Chroniques

par laurent bergnach

Falstaff
opéra de Giuseppe Verdi

Opéra Éclaté / Théâtre de Montrouge
- 10 mars 2006
Olivier Desbordes met en scène Falstaff (Verdi), reprit au Théâtre de Montrouge
© opéra éclaté

Structure conçue pour faire connaître les productions du Festival de Saint-Céré, chapeautée depuis ses débuts par le metteur en scène Olivier Desbordes, Opéra Éclaté fête ses vingt ans d'existence cette saison-ci. Tout d'abord sagement limitée en Midi-Pyrénées, l'équipe artistique a ensuite touché un public de plus en plus nombreux, de plus en plus éloigné sur d’autres régions, remplissant ainsi sa mission : diffuser des spectacles de formes variables permettant (comme le font par ailleurs l'Arcal, l'ensemble Justiniana et la Péniche Opéra, le plus souvent hors du circuit des salles à abonnement) d'ouvrir à tout un chacun le répertoire de l'opéra. Entre une soirée à Quimper et une autre à Dreux, le passage d'Opéra Éclaté par Montrouge est l'occasion de découvrir son dernier spectacle dans un théâtre aux fauteuils hors d'âge, qui rappelle les salles des fêtes de notre enfance. Sur scène, des tables accolées servent de lieu de ripailles autant que de tréteaux où nos solistes, habillés avec soin par Patrice Gouron, iront planter épouvantail, branchages ou cordes à linges. Très vite, malheureusement, on comprend que les grivoiseries récurrentes sont les seules pistes envisagées par une production peu inspirée.

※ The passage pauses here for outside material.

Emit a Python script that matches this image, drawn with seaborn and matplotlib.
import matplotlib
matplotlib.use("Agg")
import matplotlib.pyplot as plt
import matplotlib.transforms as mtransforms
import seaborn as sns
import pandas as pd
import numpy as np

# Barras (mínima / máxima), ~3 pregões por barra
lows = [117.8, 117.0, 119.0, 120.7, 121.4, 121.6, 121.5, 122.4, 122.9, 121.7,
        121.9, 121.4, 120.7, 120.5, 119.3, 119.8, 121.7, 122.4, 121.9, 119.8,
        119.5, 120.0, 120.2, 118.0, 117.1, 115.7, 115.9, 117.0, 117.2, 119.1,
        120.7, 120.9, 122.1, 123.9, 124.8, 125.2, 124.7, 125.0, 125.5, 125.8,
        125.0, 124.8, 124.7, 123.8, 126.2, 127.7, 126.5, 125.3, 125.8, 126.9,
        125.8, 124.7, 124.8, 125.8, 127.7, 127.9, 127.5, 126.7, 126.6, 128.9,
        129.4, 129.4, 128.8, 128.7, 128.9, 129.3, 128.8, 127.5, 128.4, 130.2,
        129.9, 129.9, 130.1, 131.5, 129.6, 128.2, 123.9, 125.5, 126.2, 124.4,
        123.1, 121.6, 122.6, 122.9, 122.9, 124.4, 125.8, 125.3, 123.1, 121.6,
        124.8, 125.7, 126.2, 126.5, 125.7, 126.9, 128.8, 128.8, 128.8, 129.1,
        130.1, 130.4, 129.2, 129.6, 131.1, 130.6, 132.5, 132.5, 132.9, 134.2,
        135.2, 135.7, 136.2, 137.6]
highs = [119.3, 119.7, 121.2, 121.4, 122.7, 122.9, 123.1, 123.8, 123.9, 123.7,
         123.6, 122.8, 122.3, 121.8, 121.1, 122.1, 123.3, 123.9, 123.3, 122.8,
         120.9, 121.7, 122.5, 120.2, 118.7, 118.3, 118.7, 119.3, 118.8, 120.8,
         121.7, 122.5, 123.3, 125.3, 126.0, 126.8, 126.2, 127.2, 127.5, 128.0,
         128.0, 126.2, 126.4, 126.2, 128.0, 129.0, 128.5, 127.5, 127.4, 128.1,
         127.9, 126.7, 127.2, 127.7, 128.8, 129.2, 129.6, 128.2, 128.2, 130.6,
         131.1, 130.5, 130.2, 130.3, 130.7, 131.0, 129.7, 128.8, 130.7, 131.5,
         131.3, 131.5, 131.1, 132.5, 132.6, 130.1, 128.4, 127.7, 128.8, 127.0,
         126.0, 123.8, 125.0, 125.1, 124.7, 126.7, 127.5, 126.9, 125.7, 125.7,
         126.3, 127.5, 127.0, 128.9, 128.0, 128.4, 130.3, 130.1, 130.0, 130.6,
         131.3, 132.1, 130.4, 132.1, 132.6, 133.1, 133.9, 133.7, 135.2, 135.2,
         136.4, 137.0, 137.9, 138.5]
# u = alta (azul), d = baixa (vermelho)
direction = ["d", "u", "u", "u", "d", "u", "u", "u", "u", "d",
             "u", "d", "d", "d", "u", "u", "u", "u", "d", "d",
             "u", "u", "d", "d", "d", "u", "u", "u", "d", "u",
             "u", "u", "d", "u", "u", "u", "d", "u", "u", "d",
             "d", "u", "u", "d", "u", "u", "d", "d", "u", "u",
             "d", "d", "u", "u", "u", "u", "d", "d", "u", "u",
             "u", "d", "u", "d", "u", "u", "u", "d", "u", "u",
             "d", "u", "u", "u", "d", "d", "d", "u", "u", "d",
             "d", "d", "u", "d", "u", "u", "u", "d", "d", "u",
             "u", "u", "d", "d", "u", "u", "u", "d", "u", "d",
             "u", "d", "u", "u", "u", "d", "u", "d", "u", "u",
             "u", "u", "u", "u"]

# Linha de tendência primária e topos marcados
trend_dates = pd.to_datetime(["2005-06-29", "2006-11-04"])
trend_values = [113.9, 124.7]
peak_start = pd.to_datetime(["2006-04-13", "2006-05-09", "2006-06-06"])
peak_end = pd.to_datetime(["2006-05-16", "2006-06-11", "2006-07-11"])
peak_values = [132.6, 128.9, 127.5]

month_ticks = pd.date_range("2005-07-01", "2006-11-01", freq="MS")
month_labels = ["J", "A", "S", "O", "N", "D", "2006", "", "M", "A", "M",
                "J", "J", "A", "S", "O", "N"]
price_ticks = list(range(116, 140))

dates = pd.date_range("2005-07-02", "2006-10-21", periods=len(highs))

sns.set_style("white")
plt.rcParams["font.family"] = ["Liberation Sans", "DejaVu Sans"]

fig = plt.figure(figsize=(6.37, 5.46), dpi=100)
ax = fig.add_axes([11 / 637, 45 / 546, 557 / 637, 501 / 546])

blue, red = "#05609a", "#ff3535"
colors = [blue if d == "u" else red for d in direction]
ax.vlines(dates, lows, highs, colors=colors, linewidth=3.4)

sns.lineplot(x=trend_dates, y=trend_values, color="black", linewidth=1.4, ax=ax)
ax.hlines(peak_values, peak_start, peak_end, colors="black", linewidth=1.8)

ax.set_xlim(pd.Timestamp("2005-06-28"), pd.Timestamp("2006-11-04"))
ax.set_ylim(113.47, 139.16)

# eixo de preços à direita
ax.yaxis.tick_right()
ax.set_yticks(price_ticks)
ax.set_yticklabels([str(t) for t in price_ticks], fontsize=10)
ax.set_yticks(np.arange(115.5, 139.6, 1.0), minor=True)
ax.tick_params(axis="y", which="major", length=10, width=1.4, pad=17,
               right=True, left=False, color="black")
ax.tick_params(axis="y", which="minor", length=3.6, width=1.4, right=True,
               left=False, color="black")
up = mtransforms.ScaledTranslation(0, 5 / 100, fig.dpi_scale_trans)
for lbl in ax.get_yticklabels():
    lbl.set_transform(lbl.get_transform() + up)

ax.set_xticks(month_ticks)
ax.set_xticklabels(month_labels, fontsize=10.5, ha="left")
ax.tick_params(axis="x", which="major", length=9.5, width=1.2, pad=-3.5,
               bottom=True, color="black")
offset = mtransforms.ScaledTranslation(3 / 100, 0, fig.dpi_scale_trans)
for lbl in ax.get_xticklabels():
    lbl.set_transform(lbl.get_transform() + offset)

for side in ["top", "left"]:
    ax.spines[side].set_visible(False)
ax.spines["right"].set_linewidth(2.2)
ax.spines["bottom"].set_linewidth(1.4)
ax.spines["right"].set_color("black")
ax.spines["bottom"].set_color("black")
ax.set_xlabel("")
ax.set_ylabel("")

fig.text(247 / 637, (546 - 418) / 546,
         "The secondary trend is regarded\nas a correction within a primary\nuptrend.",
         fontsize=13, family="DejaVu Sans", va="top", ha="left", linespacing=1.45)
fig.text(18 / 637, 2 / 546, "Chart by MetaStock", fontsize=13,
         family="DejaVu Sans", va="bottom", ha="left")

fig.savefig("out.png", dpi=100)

Dernier opéra de Verdi, Falstaff fut représenté pour la première fois à Milan le 9 février 1893. Le livret d'Arrigo Boito s'inspire de deux pièces de Shakespeare : The Merry Wives of Windsor et Henry IV. Si cette farce fut écrite, semble-t-il, sans intention de la faire jouer, Desbordes rappelle l'attachement qu'y témoigna son auteur, puisque différentes versions orchestrales en ont été composées, « pour pouvoir s'adapter aux lieux qu'il rencontrait, jouer à tout prix, in extremis... ». Ce qui explique la version française de Boito fréquentée ce soir, ainsi que cette partition révisée pour l'Opéra Comique en avril 1894 et dirigée alors par le maestro lui-même. À la tête des vingt-cinq musiciens de l'Orchestre Opéra Éclaté, Dominique Trottein livre une belle prestation, toute en clarté, relief et nuance.

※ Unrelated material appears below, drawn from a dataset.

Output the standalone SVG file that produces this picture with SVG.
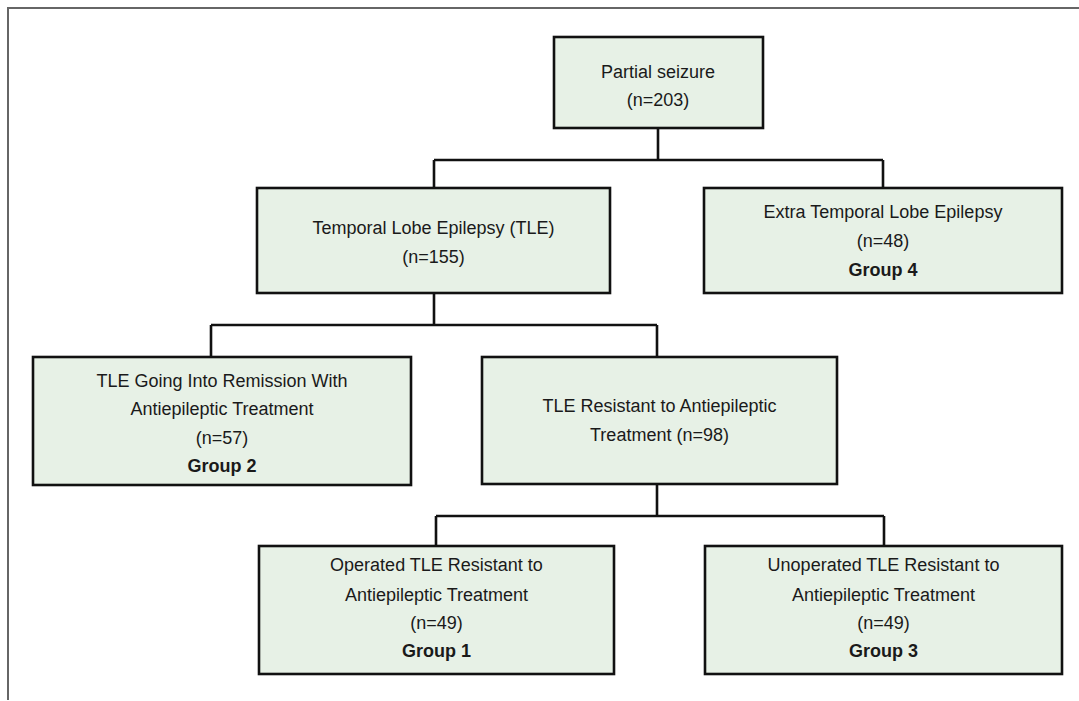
<svg xmlns="http://www.w3.org/2000/svg" width="1079" height="701" viewBox="0 0 1079 701">
<style>
.box{fill:#e7f1e6;stroke:#111;stroke-width:2.6}
.t{font-family:"Liberation Sans",Arial,sans-serif;font-size:18px;fill:#1a1a1a;text-anchor:middle}
.b{font-weight:bold}
.c{fill:none;stroke:#111;stroke-width:2.6}
.frame{fill:none;stroke:#666;stroke-width:2}
</style>
<rect width="1079" height="701" fill="#fff"/>
<path class="frame" d="M8,700 V8 H1079"/>
<g id="connectors">
<path class="c" d="M658,128 V160 M434,160 H883 M434,160 V188 M883,160 V188"/>
<path class="c" d="M434,293 V325 M211,325 H657 M211,325 V357 M657,325 V357"/>
<path class="c" d="M657,484 V516 M436,516 H884 M436,516 V546 M884,516 V546"/>
</g>
<g id="partial">
<rect class="box" x="554" y="37" width="209" height="91"/>
<text class="t" x="658" y="78">Partial seizure</text>
<text class="t" x="658" y="106">(n=203)</text>
</g>
<g id="tle">
<rect class="box" x="257" y="188" width="353" height="105"/>
<text class="t" x="433.5" y="234">Temporal Lobe Epilepsy (TLE)</text>
<text class="t" x="433.5" y="263">(n=155)</text>
</g>
<g id="extra">
<rect class="box" x="704" y="188" width="358" height="105"/>
<text class="t" x="883" y="218">Extra Temporal Lobe Epilepsy</text>
<text class="t" x="883" y="247">(n=48)</text>
<text class="t b" x="883" y="276">Group 4</text>
</g>
<g id="remission">
<rect class="box" x="33" y="357" width="378" height="128"/>
<text class="t" x="222" y="387">TLE Going Into Remission With</text>
<text class="t" x="222" y="415">Antiepileptic Treatment</text>
<text class="t" x="222" y="444">(n=57)</text>
<text class="t b" x="222" y="472">Group 2</text>
</g>
<g id="resistant">
<rect class="box" x="482" y="357" width="355" height="127"/>
<text class="t" x="659.5" y="412">TLE Resistant to Antiepileptic</text>
<text class="t" x="659.5" y="441">Treatment (n=98)</text>
</g>
<g id="operated">
<rect class="box" x="259" y="546" width="355" height="128"/>
<text class="t" x="436.5" y="571">Operated TLE Resistant to</text>
<text class="t" x="436.5" y="601">Antiepileptic Treatment</text>
<text class="t" x="436.5" y="629">(n=49)</text>
<text class="t b" x="436.5" y="657">Group 1</text>
</g>
<g id="unoperated">
<rect class="box" x="705" y="546" width="357" height="128"/>
<text class="t" x="883.5" y="571">Unoperated TLE Resistant to</text>
<text class="t" x="883.5" y="601">Antiepileptic Treatment</text>
<text class="t" x="883.5" y="629">(n=49)</text>
<text class="t b" x="883.5" y="657">Group 3</text>
</g>
</svg>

En revanche, que de déception avec ces chanteurs aux capacités si hétérogènes ! Chez les dames, les plus jeunes ont un timbre aigrelet, un chant acide aux aigus tendus qui font souvent perdre le fil de leurs propos. Même soucis d'intelligibilité avec Béatrice Burley (Mme Quickly), pourvue d'une voix large mais au placement chaotique. On exceptera Brigitte Antonelli (Alice Ford) pour son chant souple et l'efficacité de ses mimiques ; à sa décharge, rappelons qu'Opéra Éclaté a aussi un rôle de formateur qui permet à de jeunes chanteurs d'aborder l'expérience de la scène. Chez les hommes, retenons la scène de jalousie de Jean-Baptiste Dumora (Ford) au troisième tableau, le jeu et la projection efficaces de Jean-Claude Saragosse (Pistolet) au timbre sombre, enfin le chant délicat et touchant de Stéphane Malbec-Garcia, Fenton au lyrisme plein et souplement mené.

Hélas ! une distribution alternée du rôle-titre fait regretter Franck Leguérinel à la faveur livrant de Christophe Lacassagne, baryton certes puissant et à la diction soignée, mais trop souvent en force, avec un perpétuel masque de bougon – d'où cette minute miraculeuse où, se souvenant de son enfance de page, l'artiste surprend par la légèreté qu'il sait enfin trouver.